Fish eating fish = not sustainable
We hear a lot about the boom in aquaculture. Some industry pundits are
even asking how long can it last? The answer is simple: as long as the feed
holds out. And that time may not be all that far away.
We hear a lot about the boom in aquaculture. Some industry pundits are even asking how long can it last? The answer is simple: as long as the feed holds out. And that time may not be all that far away.
The main problem is the fish we like to consume are the species that eat other fish for a living. The salmonid sector alone consumes more than half the fish oil produced. Shrimp are another huge consumer of fishmeal. Sea bass, barramundi, eels, catfish and grouper all require highly refined diets. As the farming of cod becomes wide spread the call on the finite fodder fish harvest will increase commensurate with that growth. The problem is that, as the world's wild harvest plateaus out, so does global fishmeal production.
So far we ve seen the grain and legume industries offer their products as alternative sources of protein to fish farmers and despite the time and money poured into research and trials, little of any lasting value has come from it. The main outcome has been loss of production, loss of fish quality and increased nutrient loads in ponds. In many cases, financially and environmentally disastrous increases in nutrient loads.
The truth of the matter is that there is no alternative to fishmeal as an efficient protein source for aquaculture diets, and until such time as the global research community makes a concerted effort to determine the specific nutrient requirements of the individual species of commonly farmed fish, this situation will not change.

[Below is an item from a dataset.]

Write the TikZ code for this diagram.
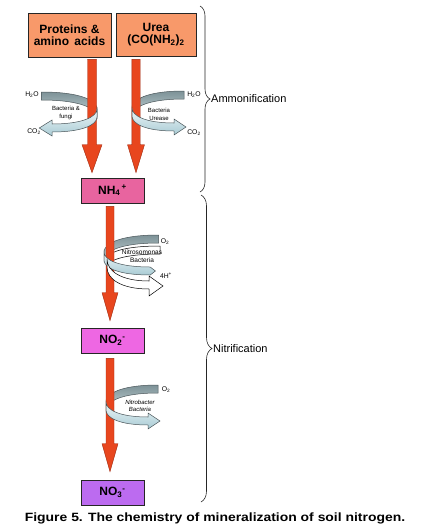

Nutrient retention in the body of the fish is dependent on the nutrients required being present in the food at the correct levels for maintenance and growth. Any nutrients surplus to this requirement is simply eliminated, thus increasing the resultant pollutant load in the environment in which the fish must breathe and live. Therefore, the first step in the process of reducing the global requirement for fish meal is to determine the exact nutrient requirements for growth and maintenance, followed by an investigation to determine or design suitable raw ingredients from which to manufacture suitably balanced diets.
It could well be that the answer lies not in finding an alternative protein source for fishmeal, but an alternative source of raw material from which to manufacture fishmeal. Could fish farmers of the future find themselves growing herbivorous species on cheaply sustainable diets of phytoplankton to feed carnivorous species to meet the demands of the high order predator species favoured by the global cuisine? Could the aquaculture industry cut out the middle fish altogether and grow zooplankton as a source of essential amino acids for aquaculture diets.
One thing is certain. If the aquaculture industry is to supply the ever rowing demand for seafood it is going to have to find some way of keeping the rations it feeds its charges at a cost efficient and sustainable level and to minimize metabolic waste from their production systems. While at the same time targeting the nutrient profile of the species being farmed to maximize production efficiency. It is the industry's challenge for the 21st Century and its time starts now!